Abstract

Scholars have profiled the American “consumer” in myriad ways, among them: self-determining, self-destroying, morally decayed and hedonistic, gendered, “the public,” and as simple economic functionary. During the nineteenth century, Americans, influenced by republican ideals and religious ambivalence about the marketplace, did not appreciably modify long-standing associations of “consumer” with waste. Yet the imperatives of an increasingly important commercial sphere, while not significantly eroding the word’s taint, complicated its meaning. Economists and sociologists in particular sought to describe the ways in which consumers and consumerism altered American life. It was not until the mid-twentieth century that historians began to take notice. At first, the role of advertising served as their central analytical tool but, as the field of consumer history matured from the late 1960s and into the 1990s, approaches framed by other disciplines informed American historians’ explications of what had by then clearly emerged as a consumption-centered society.

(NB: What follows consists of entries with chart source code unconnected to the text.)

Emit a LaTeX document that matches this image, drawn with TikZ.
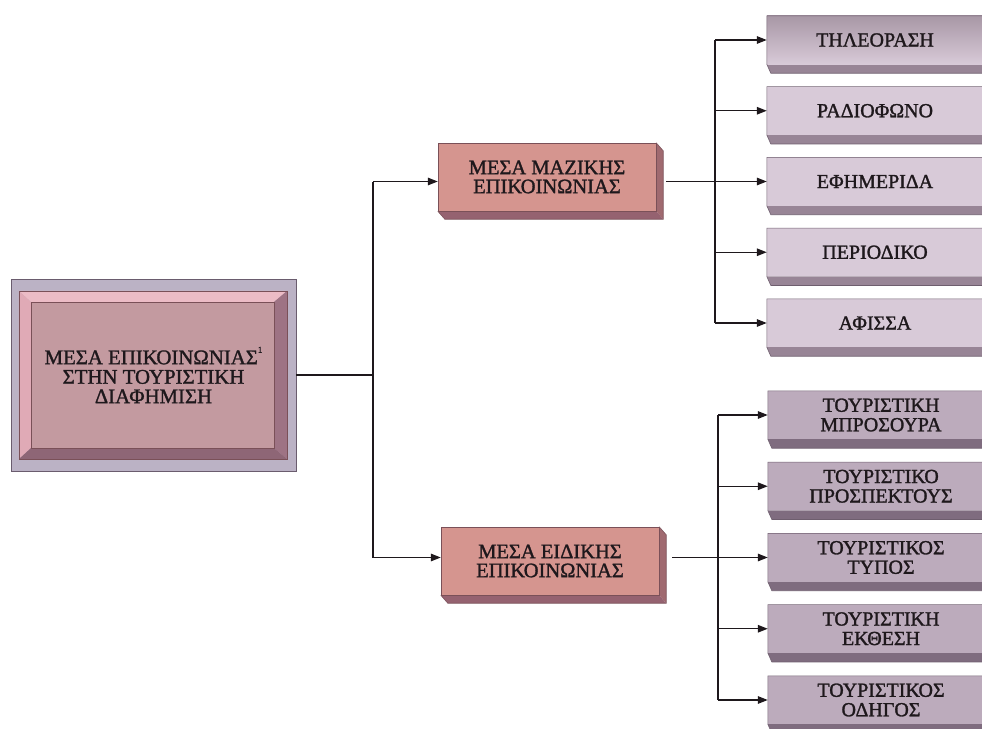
\documentclass[tikz,border=0pt]{standalone}
\usepackage{fontspec}
\setmainfont{Liberation Serif}
\newfontfamily\boxfont{Liberation Serif}[FakeBold=1.4]
\usetikzlibrary{arrows.meta,backgrounds,calc}
\definecolor{ink}{HTML}{1E181C}
\definecolor{frameC}{HTML}{BBB2C5}
\definecolor{frameE}{HTML}{6A5C6E}
\definecolor{bevTop}{HTML}{ECBCC6}
\definecolor{bevLeft}{HTML}{E0AAB6}
\definecolor{bevRight}{HTML}{9E7384}
\definecolor{bevBot}{HTML}{8E6676}
\definecolor{faceC}{HTML}{C39AA0}
\definecolor{midFront}{HTML}{D5958F}
\definecolor{midSide}{HTML}{A06A70}
\definecolor{midBot}{HTML}{956270}
\definecolor{midEdge}{HTML}{7A5058}
\definecolor{topFront}{HTML}{D8CAD8}
\definecolor{topDepth}{HTML}{988596}
\definecolor{botFront}{HTML}{BCABBC}
\definecolor{botDepth}{HTML}{7F6C7F}
\definecolor{rEdge}{HTML}{6E5E6E}
\begin{document}
\begin{tikzpicture}[x=1pt,y=-1pt,
  mainbox/.style={minimum width=285pt,minimum height=192pt,inner sep=0pt,align=center,text=ink,font=\boxfont\fontsize{20.8}{19.5}\selectfont},
  midbox/.style={minimum width=218pt,minimum height=68pt,inner sep=0pt,align=center,text=ink,font=\boxfont\fontsize{20.5}{19}\selectfont},
  topbox/.style={minimum width=216pt,minimum height=48pt,inner sep=0pt,align=center,text=ink,font=\boxfont\fontsize{20}{19.5}\selectfont},
  botbox/.style={topbox,minimum width=226pt},
  link/.style={draw=ink,line width=1.3pt},
  arr/.style={link,-{Triangle[length=10pt,width=7.5pt]}},
  edge/.style={draw=#1,line width=0.6pt}
]
\useasboundingbox (0,0) rectangle (982,728);
\clip (0,0) rectangle (982,728);

% nodes
\node[mainbox] (main) at (153.5,375) {ΜΕΣΑ ΕΠΙΚΟΙΝΩΝΙΑΣ\raisebox{0.55em}{\fontsize{9}{9}\selectfont 1}\\ΣΤΗΝ ΤΟΥΡΙΣΤΙΚΗ\\ΔΙΑΦΗΜΙΣΗ};
\node[midbox] (m1) at (547,177) {ΜΕΣΑ ΜΑΖΙΚΗΣ\\ΕΠΙΚΟΙΝΩΝΙΑΣ};
\node[midbox] (m2) at (550,561) {ΜΕΣΑ ΕΙΔΙΚΗΣ\\ΕΠΙΚΟΙΝΩΝΙΑΣ};

\node[topbox] (r1) at (875,40) {ΤΗΛΕΟΡΑΣΗ};
\node[topbox] (r2) at (875,110.75) {ΡΑΔΙΟΦΩΝΟ};
\node[topbox] (r3) at (875,181.5) {ΕΦΗΜΕΡΙΔΑ};
\node[topbox] (r4) at (875,252.25) {ΠΕΡΙΟΔΙΚΟ};
\node[topbox] (r5) at (875,323) {ΑΦΙΣΣΑ};

\node[botbox] (s1) at (881,415) {ΤΟΥΡΙΣΤΙΚΗ\\ΜΠΡΟΣΟΥΡΑ};
\node[botbox] (s2) at (881,486.25) {ΤΟΥΡΙΣΤΙΚΟ\\ΠΡΟΣΠΕΚΤΟΥΣ};
\node[botbox] (s3) at (881,557.5) {ΤΟΥΡΙΣΤΙΚΟΣ\\ΤΥΠΟΣ};
\node[botbox] (s4) at (881,628.75) {ΤΟΥΡΙΣΤΙΚΗ\\ΕΚΘΕΣΗ};
\node[botbox] (s5) at (881,700) {ΤΟΥΡΙΣΤΙΚΟΣ\\ΟΔΗΓΟΣ};

\coordinate (j) at (373,375);
\coordinate (vt) at (715,0);
\coordinate (vb) at (718,0);

% connectors
\draw[link] (main.east) -- (j);
\draw[link] (j |- r3) -- (j |- s3);
\draw[arr] (j |- r3) -- (m1.west |- r3);
\draw[arr] (j |- s3) -- (m2.west |- s3);

\draw[link] (r1 -| vt) -- (r5 -| vt);
\draw[arr] ($(m1.east |- r3)+(10,0)$) -- (r3);
\foreach \n in {r1,r2,r4,r5} {\draw[arr] (\n -| vt) -- (\n);}

\draw[link] (s1 -| vb) -- (s5 -| vb);
\draw[arr] ($(m2.east |- s3)+(13,0)$) -- (s3);
\foreach \n in {s1,s2,s4,s5} {\draw[arr] (\n -| vb) -- (\n);}

% box bodies
\begin{scope}[on background layer]
  % main box
  \fill[frameC] (main.north west) rectangle (main.south east);
  \draw[edge=frameE] (main.north west) rectangle (main.south east);
  \coordinate (bo1) at ($(main.north west)+(8,12)$);
  \coordinate (bo2) at ($(main.south east)+(-9,-12)$);
  \coordinate (fi1) at ($(main.north west)+(20,23)$);
  \coordinate (fi2) at ($(main.south east)+(-22,-23)$);
  \fill[bevTop] (bo1) -- (bo1 -| bo2) -- (fi1 -| fi2) -- (fi1) -- cycle;
  \fill[bevLeft] (bo1) -- (fi1) -- (fi1 |- fi2) -- (bo1 |- bo2) -- cycle;
  \fill[bevRight] (bo1 -| bo2) -- (bo2) -- (fi2) -- (fi1 -| fi2) -- cycle;
  \fill[bevBot] (bo1 |- bo2) -- (bo2) -- (fi2) -- (fi1 |- fi2) -- cycle;
  \fill[faceC] (fi1) rectangle (fi2);
  \draw[edge=midEdge] (bo1) rectangle (bo2);
  \draw[edge=midEdge] (fi1) rectangle (fi2);
  % middle boxes
  \foreach \n in {m1,m2} {
    \fill[midSide] (\n.north east) -- ($(\n.north east)+(7,8)$) -- ($(\n.south east)+(7,8)$) -- (\n.south east) -- cycle;
    \fill[midBot] (\n.south west) -- (\n.south east) -- ($(\n.south east)+(7,8)$) -- ($(\n.south west)+(7,8)$) -- cycle;
    \fill[midFront] (\n.north west) rectangle (\n.south east);
    \draw[edge=midEdge] (\n.north west) rectangle (\n.south east);
    \draw[edge=midEdge] (\n.north east) -- ($(\n.north east)+(7,8)$) -- ($(\n.south east)+(7,8)$) -- ($(\n.south west)+(7,8)$) -- (\n.south west);
  }
  % right boxes, upper group
  \foreach \n in {r2,r3,r4,r5} {
    \fill[topDepth] (\n.south west) -- ($(\n.south east)+(40,0)$) -- ($(\n.south east)+(40,9)$) -- ($(\n.south west)+(4,9)$) -- cycle;
    \fill[topFront] (\n.north west) rectangle ($(\n.south east)+(40,0)$);
    \draw[edge=rEdge] ($(\n.north east)+(40,0)$) -- (\n.north west) -- (\n.south west) -- ($(\n.south west)+(4,9)$) -- ($(\n.south east)+(40,9)$);
  }
  \fill[topDepth] (r1.south west) -- ($(r1.south east)+(40,0)$) -- ($(r1.south east)+(40,9)$) -- ($(r1.south west)+(4,9)$) -- cycle;
  \shade[top color=topDepth!85,bottom color=topFront] (r1.north west) rectangle ($(r1.south east)+(40,0)$);
  \draw[edge=rEdge] ($(r1.north east)+(40,0)$) -- (r1.north west) -- (r1.south west) -- ($(r1.south west)+(4,9)$) -- ($(r1.south east)+(40,9)$);
  % right boxes, lower group
  \foreach \n in {s1,s2,s3,s4,s5} {
    \fill[botDepth] (\n.south west) -- ($(\n.south east)+(40,0)$) -- ($(\n.south east)+(40,9)$) -- ($(\n.south west)+(4,9)$) -- cycle;
    \fill[botFront] (\n.north west) rectangle ($(\n.south east)+(40,0)$);
    \draw[edge=rEdge] ($(\n.north east)+(40,0)$) -- (\n.north west) -- (\n.south west) -- ($(\n.south west)+(4,9)$) -- ($(\n.south east)+(40,9)$);
  }
\end{scope}
\end{tikzpicture}
\end{document}
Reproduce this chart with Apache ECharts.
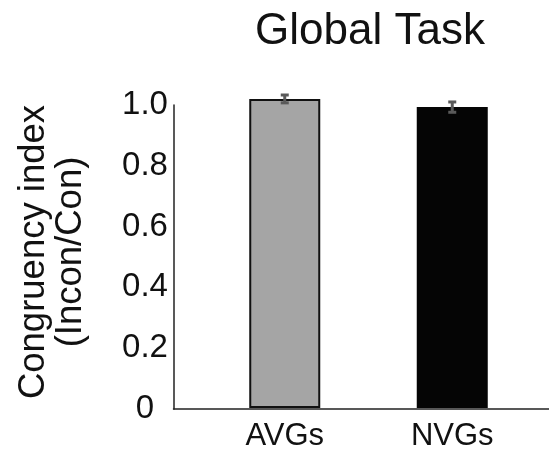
<!DOCTYPE html>
<html>
<head>
<meta charset="utf-8">
<script src="https://cdn.jsdelivr.net/npm/echarts@6/dist/echarts.min.js"></script>
<style>html,body{margin:0;padding:0;background:#fff}#c{width:549px;height:452px}</style>
</head>
<body>
<div id="c"></div>
<script>
var titleText = 'Global Task';
var yName = 'Congruency index\n(Incon/Con)';
var categories = ['AVGs', 'NVGs'];
var means = [1.02, 0.993];
var errors = [0.013, 0.017];
var barColors = ['#a5a5a5', '#050505'];
var yTicks = [0, 0.2, 0.4, 0.6, 0.8, 1.0];

var FONT = '"Liberation Sans", Arial, Helvetica, sans-serif';
var chart = echarts.init(document.getElementById('c'));

var option = {
  backgroundColor: '#fff',
  animation: false,
  title: {
    text: titleText,
    left: 365, top: 5, textAlign: 'center',
    textStyle: { fontFamily: FONT, fontSize: 44, fontWeight: 'normal', color: '#111' }
  },
  grid: [
    { left: 201, right: 13, top: 105, bottom: 43 },
    { left: 173.5, right: 0, top: 105, bottom: 43 }
  ],
  xAxis: [
    {
      gridIndex: 0, type: 'category', data: categories,
      axisLine: { show: false }, axisTick: { show: false },
      axisLabel: { fontFamily: FONT, fontSize: 31, color: '#111', margin: 13 }
    },
    {
      gridIndex: 1, type: 'value', min: 0, max: 1,
      axisLine: { show: true, lineStyle: { color: '#222', width: 1.5 } },
      axisTick: { show: false }, axisLabel: { show: false }, splitLine: { show: false }
    }
  ],
  yAxis: [
    {
      gridIndex: 0, type: 'value', min: 0, max: 1, show: false, splitLine: { show: false }
    },
    {
      gridIndex: 1, type: 'value', min: 0, max: 1, interval: 0.2,
      name: yName, nameLocation: 'middle', nameGap: 84, nameRotate: 90,
      nameTextStyle: { fontFamily: FONT, fontSize: 36.5, lineHeight: 37, color: '#111', padding: [0, 0, 0, 10] },
      axisLine: { show: true, lineStyle: { color: '#222', width: 1.5 } },
      axisTick: { show: false }, splitLine: { show: false },
      axisLabel: {
        fontFamily: FONT, fontSize: 33, color: '#111', align: 'center', margin: 28.5,
        padding: [0, 0, 9, 0],
        formatter: function (v) { return v === 0 ? '0' : v.toFixed(1); }
      }
    }
  ],
  series: [
    {
      type: 'bar', xAxisIndex: 0, yAxisIndex: 0, clip: false,
      barWidth: 71,
      data: means.map(function (v, i) {
        return { value: v, itemStyle: { color: barColors[i], borderColor: i === 0 ? '#111' : '#050505', borderWidth: 2 } };
      })
    },
    {
      type: 'custom', xAxisIndex: 0, yAxisIndex: 0, clip: false, z: 5,
      data: means.map(function (v, i) { return [i, v - errors[i], v + errors[i]]; }),
      renderItem: function (params, api) {
        var lo = api.coord([api.value(0), api.value(1)]);
        var hi = api.coord([api.value(0), api.value(2)]);
        var w = 4;
        var st = { stroke: '#5a5a5a', lineWidth: 3 };
        return {
          type: 'group',
          children: [
            { type: 'line', shape: { x1: lo[0], y1: lo[1], x2: hi[0], y2: hi[1] }, style: st },
            { type: 'line', shape: { x1: lo[0] - w, y1: lo[1], x2: lo[0] + w, y2: lo[1] }, style: st },
            { type: 'line', shape: { x1: hi[0] - w, y1: hi[1], x2: hi[0] + w, y2: hi[1] }, style: st }
          ]
        };
      }
    }
  ]
};
chart.setOption(option);
</script>
</body>
</html>
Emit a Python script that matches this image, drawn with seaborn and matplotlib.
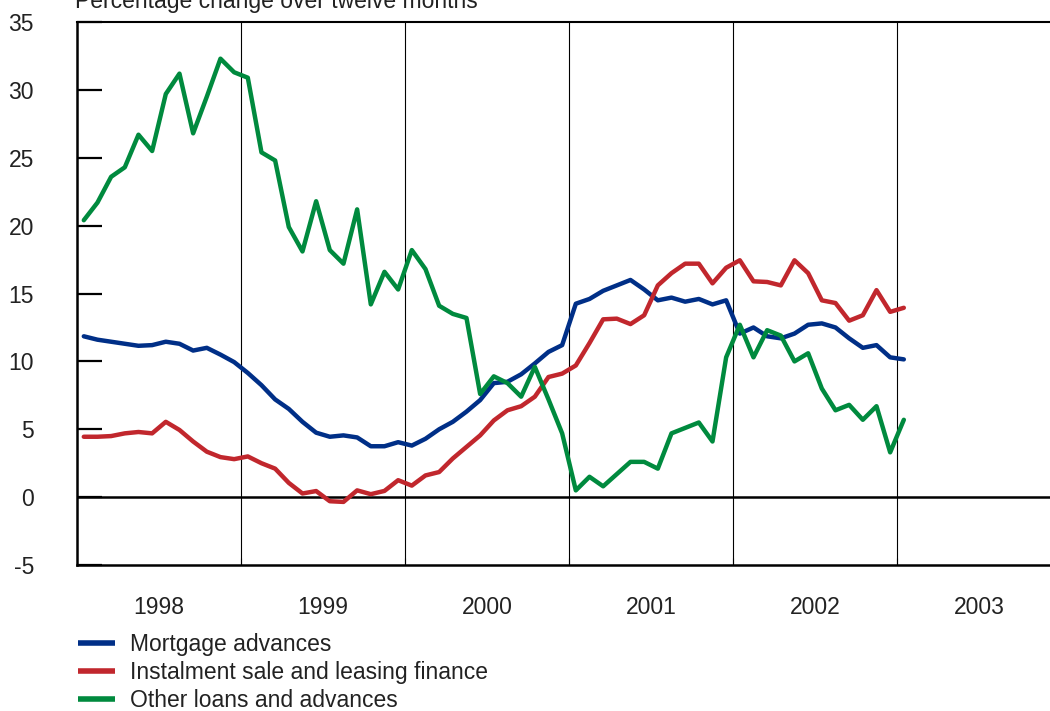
import numpy as np
import pandas as pd
import matplotlib.pyplot as plt
import seaborn as sns

# monthly observations, Jan 1998 - Jan 2003 (percentage change over twelve months)
months = pd.date_range("1998-01-01", periods=61, freq="MS")

mortgage = [11.85, 11.6, 11.45, 11.3, 11.15, 11.2, 11.45, 11.3, 10.8, 11.0, 10.5, 9.95,
            9.15, 8.25, 7.2, 6.5, 5.55, 4.75, 4.45, 4.55, 4.4, 3.75, 3.75, 4.05,
            3.8, 4.3, 5.0, 5.55, 6.3, 7.15, 8.4, 8.5, 9.05, 9.85, 10.7, 11.2,
            14.25, 14.6, 15.2, 15.6, 16.0, 15.3, 14.5, 14.7, 14.4, 14.6, 14.2, 14.5,
            12.05, 12.5, 11.85, 11.7, 12.05, 12.7, 12.8, 12.5, 11.7, 11.0, 11.2, 10.3,
            10.15]
instalment = [4.45, 4.45, 4.5, 4.7, 4.8, 4.7, 5.55, 4.95, 4.1, 3.35, 2.95, 2.8,
              3.0, 2.5, 2.1, 1.05, 0.27, 0.45, -0.3, -0.35, 0.5, 0.22, 0.46, 1.25,
              0.85, 1.6, 1.85, 2.85, 3.7, 4.55, 5.65, 6.4, 6.7, 7.4, 8.85, 9.1,
              9.7, 11.35, 13.1, 13.15, 12.75, 13.4, 15.6, 16.5, 17.2, 17.2, 15.75, 16.9,
              17.45, 15.9, 15.85, 15.6, 17.45, 16.5, 14.5, 14.3, 13.0, 13.4, 15.25, 13.65,
              13.95]
other = [20.4, 21.7, 23.6, 24.3, 26.7, 25.5, 29.7, 31.2, 26.8, 29.5, 32.3, 31.3,
         30.9, 25.4, 24.8, 19.9, 18.1, 21.8, 18.2, 17.2, 21.2, 14.2, 16.6, 15.3,
         18.2, 16.8, 14.1, 13.5, 13.2, 7.6, 8.9, 8.4, 7.4, 9.6, 7.2, 4.7,
         0.5, 1.5, 0.8, 1.7, 2.6, 2.6, 2.1, 4.7, 5.1, 5.5, 4.1, 10.3,
         12.7, 10.3, 12.3, 11.9, 10.0, 10.6, 8.0, 6.4, 6.8, 5.7, 6.7, 3.3,
         5.7]

series_names = ["Mortgage advances", "Instalment sale and leasing finance",
                "Other loans and advances"]
colors = ["#002f87", "#c1272d", "#008a3e"]
years = [1998, 1999, 2000, 2001, 2002, 2003]

# decimal-year position of each month (mid-month)
xpos = months.year + (months.month - 0.5) / 12

df = pd.DataFrame({"x": np.tile(xpos, 3),
                   "value": mortgage + instalment + other,
                   "series": np.repeat(series_names, len(months))})

sns.set_style("white")
plt.rcParams["font.family"] = ["Liberation Sans", "DejaVu Sans"]
plt.rcParams["font.size"] = 16.5
plt.rcParams["axes.unicode_minus"] = False

FS = 16.5
TXT = "#222222"

fig = plt.figure(figsize=(10.5, 7.11), dpi=100)
ax = fig.add_axes([0.0733, 0.2053, 0.9267, 0.7637])

sns.lineplot(data=df, x="x", y="value", hue="series", hue_order=series_names,
             palette=colors, linewidth=3.2, ax=ax, zorder=3)

ax.set_xlim(1998, 1998 + 973 / 164)
ax.set_ylim(-5, 35)
ax.set_xlabel("")
ax.set_ylabel("")

# year dividers and zero line
for yr in years[1:]:
    ax.axvline(yr, color="black", lw=0.8, zorder=1)
ax.axhline(0, color="black", lw=1.8, zorder=2)

# y ticks: inside, long
ax.set_yticks(range(-5, 36, 5))
ax.tick_params(axis="y", direction="in", length=18, width=1.6, pad=31,
               labelsize=FS, left=True, colors="black", labelcolor=TXT)

# x: year labels centred, small ticks on year boundaries
ax.set_xticks([y + 0.5 for y in years])
ax.set_xticklabels([str(y) for y in years])
ax.set_xticks(years[1:], minor=True)
ax.tick_params(axis="x", which="major", length=0, pad=22, labelsize=FS,
               labelcolor=TXT)
ax.tick_params(axis="x", which="minor", direction="in", length=5, width=0.8,
               bottom=True)

for s in ("left", "bottom"):
    ax.spines[s].set_linewidth(1.8)
    ax.spines[s].set_color("black")
ax.spines["top"].set_linewidth(1.5)
ax.spines["top"].set_color("black")
ax.spines["right"].set_visible(False)

fig.text(0.071, 0.989, "Percentage change over twelve months", fontsize=FS,
         color=TXT, va="baseline", ha="left")

handles, labels = ax.get_legend_handles_labels()
ax.get_legend().remove()
leg = fig.legend(handles, labels, loc="upper left",
                 bbox_to_anchor=(78 / 1050, 1 - 633 / 711),
                 frameon=False, fontsize=FS, handlelength=1.6,
                 handletextpad=0.65, labelspacing=0.21, borderpad=0,
                 borderaxespad=0)
for line in leg.get_lines():
    line.set_linewidth(4)
    line.set_solid_capstyle("butt")
for t in leg.get_texts():
    t.set_color(TXT)

fig.savefig("out.png", dpi=100)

Notably, an uneasiness with the moral implications of consumer behavior continued to thread through scholarly work. This article considers the ways that cultural preconceptions consciously or unconsciouly have shaped our ability to imagine and evaluate “the consumer.” It concludes that such an entity may be best understood as a highly malleable, often disruptive “other” that animates a scholarship seeking to understand its dimensions, but it bears little similarity to a real being.